DC Health: Node-Level Online Anomaly Detection in Datacenter Performance Data Monitoring
Anomaly detection; Datacenter; Half–Space–Trees.
Datacenters are critical environments for the availability of technology-based services. Aiming at the high availability of these services, performance metrics of nodes such as Virtual Machines (VM) or VM clusters are widely monitored. These metrics, such as CPU and memory utilization, can show anomalous patterns associated with failures and performance degradation, culminating in resource exhaustion and total node failure. Thus, early detection of anomalies can enable remediation measures, such as VM migration and resource reallocation, before losses occur.
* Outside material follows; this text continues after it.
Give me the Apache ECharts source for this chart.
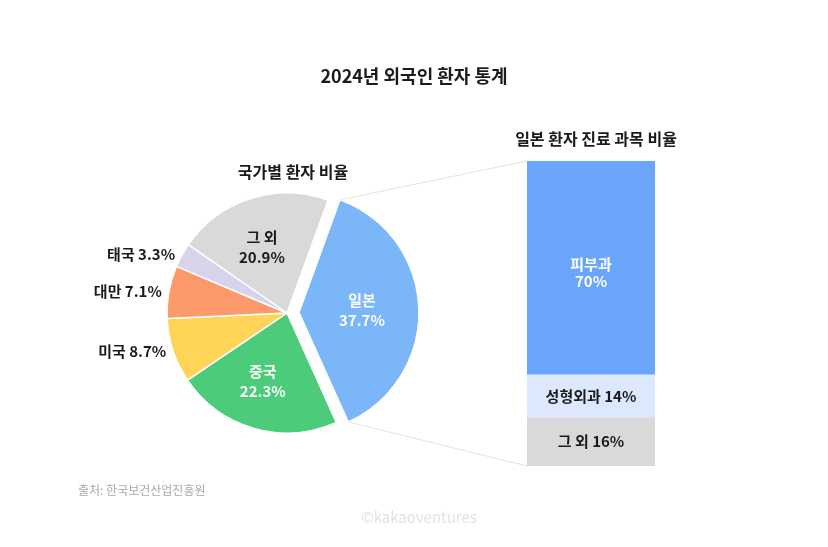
<!DOCTYPE html>
<html>
<head>
<meta charset="utf-8">
<script src="https://cdn.jsdelivr.net/npm/echarts@6/dist/echarts.min.js"></script>
<style>
  html, body { margin: 0; padding: 0; background: #fff; }
  #chart { width: 828px; height: 547px; }
</style>
</head>
<body>
<div id="chart"></div>
<script>
// 국가별 환자 비율 (pie)
var countries = ["일본", "중국", "미국", "대만", "태국", "그 외"];
var countryShare = [37.7, 22.3, 8.7, 7.1, 3.3, 20.9];
var countryColors = ["#7AB6F8", "#4CCB7A", "#FFD457", "#FD9A6C", "#D7D3EB", "#D9D9D9"];

// 일본 환자 진료 과목 비율 (stacked bar, bottom -> top)
var depts = ["그 외", "성형외과", "피부과"];
var deptShare = [16, 14, 70];
var deptColors = ["#D9D9D9", "#DBE8FD", "#69A5FB"];

var FONT = "Noto Sans CJK KR";
var DARK = "#1B1B1B";

var chart = echarts.init(document.getElementById("chart"));

var pieData = countries.map(function (name, i) {
  var item = {
    name: name,
    value: countryShare[i],
    itemStyle: { color: countryColors[i] }
  };
  if (i === 0) {
    item.selected = true;
    item.label = { position: "inside", color: "#fff" };
  } else if (i === 1) {
    item.label = { position: "inside", color: "#fff", offset: [-7, 8] };
  } else if (i === 5) {
    item.label = { position: "inside", color: DARK, offset: [-6, -6] };
  } else {
    item.label = { position: "outside", color: DARK, formatter: "{b} {c}%" };
  }
  return item;
});

var barSeries = depts.map(function (name, i) {
  var label;
  if (i === 2) {
    label = { show: true, position: "inside", color: "#fff", formatter: "{a}\n{c}%", offset: [0, 5], lineHeight: 17 };
  } else {
    label = { show: true, position: "inside", color: DARK, formatter: "{a} {c}%" };
  }
  label.fontFamily = FONT;
  label.fontSize = 15;
  label.fontWeight = "bold";
  return {
    name: name,
    type: "bar",
    stack: "dept",
    barWidth: "100%",
    silent: true,
    data: [{ value: deptShare[i], itemStyle: { color: deptColors[i] } }],
    label: label
  };
});

chart.setOption({
  animation: false,
  textStyle: { fontFamily: FONT },
  title: [
    {
      text: "2024년 외국인 환자 통계",
      left: "center",
      top: 62,
      textStyle: { fontFamily: FONT, fontSize: 18, fontWeight: "bold", color: DARK }
    },
    {
      text: "국가별 환자 비율",
      left: 288,
      textAlign: "center",
      top: 159,
      textStyle: { fontFamily: FONT, fontSize: 16, fontWeight: "bold", color: DARK }
    },
    {
      text: "일본 환자 진료 과목 비율",
      left: 591,
      textAlign: "center",
      top: 126,
      textStyle: { fontFamily: FONT, fontSize: 16, fontWeight: "bold", color: DARK }
    },
    {
      text: "출처: 한국보건산업진흥원",
      left: 73,
      top: 479,
      textStyle: { fontFamily: FONT, fontSize: 12, fontWeight: "normal", color: "#A8A8A8" }
    },
    {
      text: "©kakaoventures",
      left: 414,
      textAlign: "center",
      top: 505,
      textStyle: { fontFamily: FONT, fontSize: 15, fontWeight: "normal", color: "#E2E2E2" }
    }
  ],
  grid: { left: 527, top: 161, width: 128, height: 305 },
  xAxis: { type: "category", data: ["일본"], show: false },
  yAxis: { type: "value", min: 0, max: 100, show: false },
  series: [
    {
      type: "pie",
      center: [287, 313],
      radius: [0, 120],
      startAngle: 70,
      clockwise: true,
      selectedMode: "single",
      selectedOffset: 12,
      silent: true,
      itemStyle: { borderColor: "#fff", borderWidth: 1.5 },
      label: {
        fontFamily: FONT,
        fontSize: 15,
        fontWeight: "bold",
        lineHeight: 20,
        formatter: "{b}\n{c}%",
        distanceToLabelLine: 5
      },
      labelLine: { show: false, length: 2, length2: 0 },
      emphasis: { disabled: true },
      data: pieData
    }
  ].concat(barSeries)
});

// connector lines from the exploded Japan slice to the bar
function drawConnectors() {
  var pieModel = chart.getModel().getSeriesByIndex(0);
  var lay = pieModel.getData().getItemLayout(0);
  var mid = (lay.startAngle + lay.endAngle) / 2;
  var off = 12;
  var cx = lay.cx + Math.cos(mid) * off;
  var cy = lay.cy + Math.sin(mid) * off;
  var p1 = [cx + lay.r * Math.cos(lay.startAngle), cy + lay.r * Math.sin(lay.startAngle)];
  var p2 = [cx + lay.r * Math.cos(lay.endAngle), cy + lay.r * Math.sin(lay.endAngle)];
  var rect = chart.getModel().getComponent("grid", 0).coordinateSystem.getRect();
  var top = chart.convertToPixel({ yAxisIndex: 0 }, 100);
  var bottom = chart.convertToPixel({ yAxisIndex: 0 }, 0);
  var lineStyle = { stroke: "#E3E3E3", lineWidth: 1 };
  chart.setOption({
    graphic: [
      { type: "line", z: -1, shape: { x1: p1[0], y1: p1[1], x2: rect.x, y2: top }, style: lineStyle },
      { type: "line", z: -1, shape: { x1: p2[0], y1: p2[1], x2: rect.x, y2: bottom }, style: lineStyle }
    ]
  });
}
drawConnectors();
</script>
</body>
</html>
However, traditional monitoring tools often use fixed thresholds for detecting problems on nodes and lack automatic ways to detect anomalies at runtime. In this sense, machine learning techniques have been reported to detect anomalies in computer systems with online and offline approaches. Thus, this work aims to propose and evaluate the DC Health application, which seeks to anticipate the detection of anomalies in data center nodes. For this, this research was conducted from i) Systematic Literature Mapping, ii) problem modeling from real VM data and iii) DCH evaluation using the prequential method in 6 real-world datasets. Preliminary results showed that DCH excelled in constant memory usage and detection accuracy above 75%. As a continuation of this research, it is expected to develop a case study with data center operators and the evaluation of the tool in a large volume of nodes.